Ist aus Ihrer Sicht derzeit genügend Material vorhanden?

Vorderwülbecke: In der Stadt München ist es besser geworden. Uns wurden Masken, Desinfektionsmittel und Handschuhe nachgeliefert, es mangelt aber noch an Einwegschutzanzügen. Testkits hingegen gibt es in der Stadt München noch genügend.

Abbushi: Das Gleiche gilt für uns. Schutzkittel sind auch im Landkreis ein sehr schwieriges Thema, insbesondere in den Seniorenheimen. Auch bei uns hilft in diesen Fällen die Führungsgruppe Katastrophenschutz des Landkreises und in den Arztpraxen die KVB aus.

Vorderwülbecke: Schutzkittel sind offenbar bundesweit oder sogar weltweit noch immer knapp. Unser bisheriges Regelsystem ist für diese Katastrophensituation einfach nicht ausgelegt. Wir müssen also einfallsreich sein und zudem verantwortbare Kompromisse eingehen.

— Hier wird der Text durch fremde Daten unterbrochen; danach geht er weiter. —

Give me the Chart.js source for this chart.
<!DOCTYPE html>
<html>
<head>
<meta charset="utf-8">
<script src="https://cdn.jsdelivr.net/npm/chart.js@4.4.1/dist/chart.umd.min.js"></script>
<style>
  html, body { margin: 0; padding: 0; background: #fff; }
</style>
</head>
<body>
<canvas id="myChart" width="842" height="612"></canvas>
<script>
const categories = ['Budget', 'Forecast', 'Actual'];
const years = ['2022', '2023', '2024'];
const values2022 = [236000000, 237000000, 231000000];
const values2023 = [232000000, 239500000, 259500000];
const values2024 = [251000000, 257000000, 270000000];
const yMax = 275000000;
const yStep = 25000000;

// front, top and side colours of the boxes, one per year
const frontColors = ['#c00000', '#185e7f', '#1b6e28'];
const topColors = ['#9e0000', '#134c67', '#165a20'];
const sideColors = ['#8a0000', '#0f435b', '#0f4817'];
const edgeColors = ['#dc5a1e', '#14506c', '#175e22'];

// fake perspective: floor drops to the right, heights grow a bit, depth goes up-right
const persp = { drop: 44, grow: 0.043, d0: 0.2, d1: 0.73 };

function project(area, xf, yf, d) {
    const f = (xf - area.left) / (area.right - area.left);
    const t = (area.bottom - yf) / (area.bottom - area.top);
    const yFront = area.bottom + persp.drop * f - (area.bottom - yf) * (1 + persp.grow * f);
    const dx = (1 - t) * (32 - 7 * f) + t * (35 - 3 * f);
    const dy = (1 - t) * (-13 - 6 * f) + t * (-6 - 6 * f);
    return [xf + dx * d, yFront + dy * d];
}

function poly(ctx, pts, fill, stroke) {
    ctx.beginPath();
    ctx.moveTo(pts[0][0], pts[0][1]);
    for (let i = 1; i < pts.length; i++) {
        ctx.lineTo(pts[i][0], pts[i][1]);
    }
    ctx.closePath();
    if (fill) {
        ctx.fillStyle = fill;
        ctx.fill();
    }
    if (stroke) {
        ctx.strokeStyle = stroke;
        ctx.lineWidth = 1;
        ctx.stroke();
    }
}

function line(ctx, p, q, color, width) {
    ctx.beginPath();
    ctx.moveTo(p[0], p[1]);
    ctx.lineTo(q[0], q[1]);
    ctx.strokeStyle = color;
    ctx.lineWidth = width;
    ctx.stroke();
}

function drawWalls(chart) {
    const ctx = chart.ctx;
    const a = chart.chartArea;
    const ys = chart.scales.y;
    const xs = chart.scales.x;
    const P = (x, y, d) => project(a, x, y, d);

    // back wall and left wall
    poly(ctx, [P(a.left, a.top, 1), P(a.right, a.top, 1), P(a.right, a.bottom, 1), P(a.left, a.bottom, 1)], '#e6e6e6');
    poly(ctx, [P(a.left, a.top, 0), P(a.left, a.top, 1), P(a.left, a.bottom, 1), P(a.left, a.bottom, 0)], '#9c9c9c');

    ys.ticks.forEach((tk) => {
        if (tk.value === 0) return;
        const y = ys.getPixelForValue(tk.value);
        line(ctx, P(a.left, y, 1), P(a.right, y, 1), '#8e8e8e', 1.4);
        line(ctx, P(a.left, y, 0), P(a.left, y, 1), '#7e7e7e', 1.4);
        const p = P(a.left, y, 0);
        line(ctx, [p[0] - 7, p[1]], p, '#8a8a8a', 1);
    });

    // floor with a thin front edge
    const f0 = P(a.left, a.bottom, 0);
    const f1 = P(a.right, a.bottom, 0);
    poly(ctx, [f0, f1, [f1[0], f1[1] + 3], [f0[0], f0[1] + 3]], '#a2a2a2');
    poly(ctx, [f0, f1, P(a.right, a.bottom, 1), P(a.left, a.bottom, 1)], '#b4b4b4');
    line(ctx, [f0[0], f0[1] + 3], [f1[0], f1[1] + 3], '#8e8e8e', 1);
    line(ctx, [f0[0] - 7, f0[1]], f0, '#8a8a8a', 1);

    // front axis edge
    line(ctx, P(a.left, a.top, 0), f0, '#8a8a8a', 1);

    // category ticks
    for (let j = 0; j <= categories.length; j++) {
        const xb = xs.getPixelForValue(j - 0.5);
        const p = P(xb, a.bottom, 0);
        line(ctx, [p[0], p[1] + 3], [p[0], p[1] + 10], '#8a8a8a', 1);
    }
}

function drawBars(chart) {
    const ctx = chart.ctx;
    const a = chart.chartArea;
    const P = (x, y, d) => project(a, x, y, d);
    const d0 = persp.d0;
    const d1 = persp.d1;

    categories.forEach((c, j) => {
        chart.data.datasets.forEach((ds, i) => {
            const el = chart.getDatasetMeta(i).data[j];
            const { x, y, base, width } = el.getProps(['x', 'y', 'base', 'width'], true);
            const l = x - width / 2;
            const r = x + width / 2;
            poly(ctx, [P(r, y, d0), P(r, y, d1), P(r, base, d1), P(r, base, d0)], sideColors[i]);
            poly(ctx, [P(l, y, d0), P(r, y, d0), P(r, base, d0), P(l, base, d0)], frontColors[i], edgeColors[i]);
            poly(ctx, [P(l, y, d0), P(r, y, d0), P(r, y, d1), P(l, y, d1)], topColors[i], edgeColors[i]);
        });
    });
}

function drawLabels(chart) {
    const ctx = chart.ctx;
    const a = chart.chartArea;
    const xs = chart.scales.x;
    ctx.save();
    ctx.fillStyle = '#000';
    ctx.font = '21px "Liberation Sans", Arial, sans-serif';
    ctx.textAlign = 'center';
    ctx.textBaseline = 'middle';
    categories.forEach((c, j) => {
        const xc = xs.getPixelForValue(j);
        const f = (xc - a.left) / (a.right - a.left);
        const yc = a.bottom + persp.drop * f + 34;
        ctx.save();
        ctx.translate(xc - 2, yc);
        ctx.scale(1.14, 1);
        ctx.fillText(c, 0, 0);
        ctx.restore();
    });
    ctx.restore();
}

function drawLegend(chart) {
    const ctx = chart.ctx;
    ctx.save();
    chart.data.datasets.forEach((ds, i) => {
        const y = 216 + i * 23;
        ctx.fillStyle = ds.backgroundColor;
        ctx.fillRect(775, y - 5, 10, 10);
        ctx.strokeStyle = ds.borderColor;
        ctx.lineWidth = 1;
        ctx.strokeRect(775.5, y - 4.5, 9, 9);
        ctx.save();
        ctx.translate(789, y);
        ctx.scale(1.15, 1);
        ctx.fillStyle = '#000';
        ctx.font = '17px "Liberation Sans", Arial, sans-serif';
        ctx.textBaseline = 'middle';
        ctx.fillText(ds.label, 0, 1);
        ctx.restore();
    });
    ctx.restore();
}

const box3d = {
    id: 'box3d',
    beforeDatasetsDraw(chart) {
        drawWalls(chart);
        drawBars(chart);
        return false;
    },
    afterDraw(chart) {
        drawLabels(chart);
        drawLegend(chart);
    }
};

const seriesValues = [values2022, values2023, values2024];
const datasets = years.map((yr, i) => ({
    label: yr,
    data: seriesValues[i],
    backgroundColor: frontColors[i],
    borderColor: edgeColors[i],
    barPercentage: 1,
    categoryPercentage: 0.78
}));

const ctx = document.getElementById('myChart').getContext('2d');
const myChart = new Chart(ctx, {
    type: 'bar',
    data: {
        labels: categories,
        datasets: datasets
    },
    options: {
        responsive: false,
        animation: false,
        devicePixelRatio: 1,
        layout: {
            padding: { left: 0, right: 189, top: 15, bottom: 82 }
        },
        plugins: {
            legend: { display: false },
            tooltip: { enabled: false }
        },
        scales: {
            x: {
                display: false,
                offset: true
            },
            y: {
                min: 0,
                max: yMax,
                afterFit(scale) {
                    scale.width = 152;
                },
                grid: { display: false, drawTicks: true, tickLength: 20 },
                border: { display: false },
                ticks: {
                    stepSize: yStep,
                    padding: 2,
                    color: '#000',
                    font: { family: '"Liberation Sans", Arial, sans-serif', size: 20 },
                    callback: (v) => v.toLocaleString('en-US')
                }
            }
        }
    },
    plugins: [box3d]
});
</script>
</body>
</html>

Wie ist es aus Ihrer Sicht grundsätzlich um die Versorgung in den Pflegeheimen bestellt?

Abbushi: Pflegeheime sind bei einer Coronainfektion sicher einer der empfindlichsten Orte. Wenn das Virus erst einmal in ein solches Haus Einzug gehalten hat, ist das für alle Beteiligten sehr, sehr belastend. Wir als Ärzt*innen versuchen trotzdem, die Versorgung dort aufrecht zu erhalten. Denn erkrankte Heimbewohner müssen bei Bedarf weiterhin untersucht und behandelt werden, und es muss z.B. darüber entschieden werden, ob sie ins Krankenhaus müssen, oder nicht. Die Heime müssen währenddessen die hygienischen Voraussetzungen zur Verhinderung von Neuinfektionen schaffen und die Infizierten isolieren.

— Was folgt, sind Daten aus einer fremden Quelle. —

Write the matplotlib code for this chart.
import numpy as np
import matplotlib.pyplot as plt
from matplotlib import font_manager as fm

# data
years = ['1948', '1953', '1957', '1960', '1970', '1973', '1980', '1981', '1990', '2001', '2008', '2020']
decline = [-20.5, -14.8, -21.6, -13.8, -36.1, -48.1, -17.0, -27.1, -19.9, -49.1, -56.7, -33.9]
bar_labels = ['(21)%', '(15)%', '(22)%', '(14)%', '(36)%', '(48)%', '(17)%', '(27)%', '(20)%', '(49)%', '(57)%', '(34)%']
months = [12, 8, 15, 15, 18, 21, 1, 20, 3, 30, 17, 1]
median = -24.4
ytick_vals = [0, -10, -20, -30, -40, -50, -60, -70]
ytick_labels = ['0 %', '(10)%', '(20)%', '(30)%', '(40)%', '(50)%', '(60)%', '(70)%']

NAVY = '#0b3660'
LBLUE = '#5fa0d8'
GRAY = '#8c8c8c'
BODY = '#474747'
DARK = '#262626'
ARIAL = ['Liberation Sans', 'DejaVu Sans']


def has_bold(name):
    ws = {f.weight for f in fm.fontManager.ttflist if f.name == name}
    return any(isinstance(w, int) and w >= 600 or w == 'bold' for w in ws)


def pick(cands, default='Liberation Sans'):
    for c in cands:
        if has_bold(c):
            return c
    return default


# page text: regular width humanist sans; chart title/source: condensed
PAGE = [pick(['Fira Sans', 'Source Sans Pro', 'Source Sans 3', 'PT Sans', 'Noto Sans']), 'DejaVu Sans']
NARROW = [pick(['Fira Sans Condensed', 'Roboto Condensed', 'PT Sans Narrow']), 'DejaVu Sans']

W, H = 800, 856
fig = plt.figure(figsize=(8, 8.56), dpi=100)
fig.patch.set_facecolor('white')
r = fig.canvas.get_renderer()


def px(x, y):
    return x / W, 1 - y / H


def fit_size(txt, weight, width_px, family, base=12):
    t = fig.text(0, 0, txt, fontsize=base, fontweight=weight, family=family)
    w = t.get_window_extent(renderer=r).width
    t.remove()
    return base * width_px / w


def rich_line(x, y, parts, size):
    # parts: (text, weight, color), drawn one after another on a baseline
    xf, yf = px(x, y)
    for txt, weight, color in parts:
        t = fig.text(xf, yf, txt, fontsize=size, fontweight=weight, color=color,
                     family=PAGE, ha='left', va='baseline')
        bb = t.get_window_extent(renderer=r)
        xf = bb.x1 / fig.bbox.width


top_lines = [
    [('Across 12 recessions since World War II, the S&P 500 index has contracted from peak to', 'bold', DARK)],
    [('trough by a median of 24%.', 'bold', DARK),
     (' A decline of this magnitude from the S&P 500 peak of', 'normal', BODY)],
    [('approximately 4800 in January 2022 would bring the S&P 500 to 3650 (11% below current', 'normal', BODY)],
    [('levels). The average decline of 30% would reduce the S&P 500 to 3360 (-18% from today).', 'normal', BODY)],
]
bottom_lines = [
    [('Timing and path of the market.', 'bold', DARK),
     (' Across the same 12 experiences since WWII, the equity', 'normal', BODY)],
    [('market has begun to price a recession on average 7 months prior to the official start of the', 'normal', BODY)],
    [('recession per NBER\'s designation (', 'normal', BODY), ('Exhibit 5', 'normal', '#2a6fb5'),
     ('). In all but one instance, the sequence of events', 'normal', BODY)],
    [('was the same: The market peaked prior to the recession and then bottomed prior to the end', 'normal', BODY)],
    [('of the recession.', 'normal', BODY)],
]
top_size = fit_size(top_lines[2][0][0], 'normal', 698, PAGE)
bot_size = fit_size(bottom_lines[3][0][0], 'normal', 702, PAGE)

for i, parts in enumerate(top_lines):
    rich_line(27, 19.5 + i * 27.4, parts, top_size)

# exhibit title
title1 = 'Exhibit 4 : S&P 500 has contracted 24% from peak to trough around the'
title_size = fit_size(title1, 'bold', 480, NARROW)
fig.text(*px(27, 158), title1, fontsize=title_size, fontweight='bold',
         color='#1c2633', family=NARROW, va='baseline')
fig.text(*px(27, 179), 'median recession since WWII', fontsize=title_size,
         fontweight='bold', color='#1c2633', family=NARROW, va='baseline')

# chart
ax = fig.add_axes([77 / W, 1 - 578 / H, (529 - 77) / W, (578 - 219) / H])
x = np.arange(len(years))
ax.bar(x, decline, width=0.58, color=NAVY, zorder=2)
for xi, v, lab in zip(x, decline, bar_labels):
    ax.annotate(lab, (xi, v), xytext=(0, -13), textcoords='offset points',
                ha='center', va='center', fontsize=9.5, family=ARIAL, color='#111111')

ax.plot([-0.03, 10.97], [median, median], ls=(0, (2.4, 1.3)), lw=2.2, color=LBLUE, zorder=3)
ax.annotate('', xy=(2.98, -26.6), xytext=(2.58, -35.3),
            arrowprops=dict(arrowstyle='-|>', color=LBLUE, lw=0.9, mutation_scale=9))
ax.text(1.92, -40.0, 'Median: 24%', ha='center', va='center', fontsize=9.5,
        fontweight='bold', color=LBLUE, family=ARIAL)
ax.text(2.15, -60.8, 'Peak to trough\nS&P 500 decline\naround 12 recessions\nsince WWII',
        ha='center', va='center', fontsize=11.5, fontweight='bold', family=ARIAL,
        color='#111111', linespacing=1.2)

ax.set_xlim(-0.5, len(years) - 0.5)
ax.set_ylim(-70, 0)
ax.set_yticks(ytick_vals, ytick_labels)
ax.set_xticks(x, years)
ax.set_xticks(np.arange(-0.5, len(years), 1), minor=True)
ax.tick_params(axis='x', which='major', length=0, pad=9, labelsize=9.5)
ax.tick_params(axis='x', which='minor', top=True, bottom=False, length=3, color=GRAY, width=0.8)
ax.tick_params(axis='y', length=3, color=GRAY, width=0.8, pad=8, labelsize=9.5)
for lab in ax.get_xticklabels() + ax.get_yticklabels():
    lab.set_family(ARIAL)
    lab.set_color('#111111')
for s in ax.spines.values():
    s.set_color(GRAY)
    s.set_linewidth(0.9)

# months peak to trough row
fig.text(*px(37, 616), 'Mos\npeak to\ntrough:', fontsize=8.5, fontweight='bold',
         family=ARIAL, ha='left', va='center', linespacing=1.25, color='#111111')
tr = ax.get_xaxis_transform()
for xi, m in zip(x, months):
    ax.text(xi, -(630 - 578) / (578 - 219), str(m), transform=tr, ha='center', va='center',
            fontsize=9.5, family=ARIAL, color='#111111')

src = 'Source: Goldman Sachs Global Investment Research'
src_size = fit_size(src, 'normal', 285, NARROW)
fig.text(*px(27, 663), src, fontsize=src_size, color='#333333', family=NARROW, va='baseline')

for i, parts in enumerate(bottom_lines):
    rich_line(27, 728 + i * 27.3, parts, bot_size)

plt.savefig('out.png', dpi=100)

Auch das Personal muss sich umstellen: Zum Beispiel versorgen in vielen Heimen die einen Pfleger*innen nur die Infizierten, während sich die anderen nur um die Nichtinfizierten kümmern. Ein besonderes Problem sind die Demenzstationen. Viele ältere Patienten vereinsamen außerdem derzeit in den Heimen und hören dann z.B. auf zu essen oder sind anderweitig psychologisch beeinträchtigt. Hinzu kommen die besorgten Angehörigen am Telefon. Ich kann nur meinen höchsten Respekt vor denjenigen ausdrücken, die dort derzeit die Verantwortung tragen. Ich habe aber noch ein anderes Anliegen: Neben den Pfleger*innen in den Heimen und Krankenhäusern waren auch unsere medizinischen Fachangestellten in den letzten Wochen massiv mit Corona konfrontiert. Auch sie wünschen sich Anerkennung, und auch für sie sollten meiner Ansicht nach mehr Anerkennung und ein finanzieller Bonus ins Auge gefasst werden.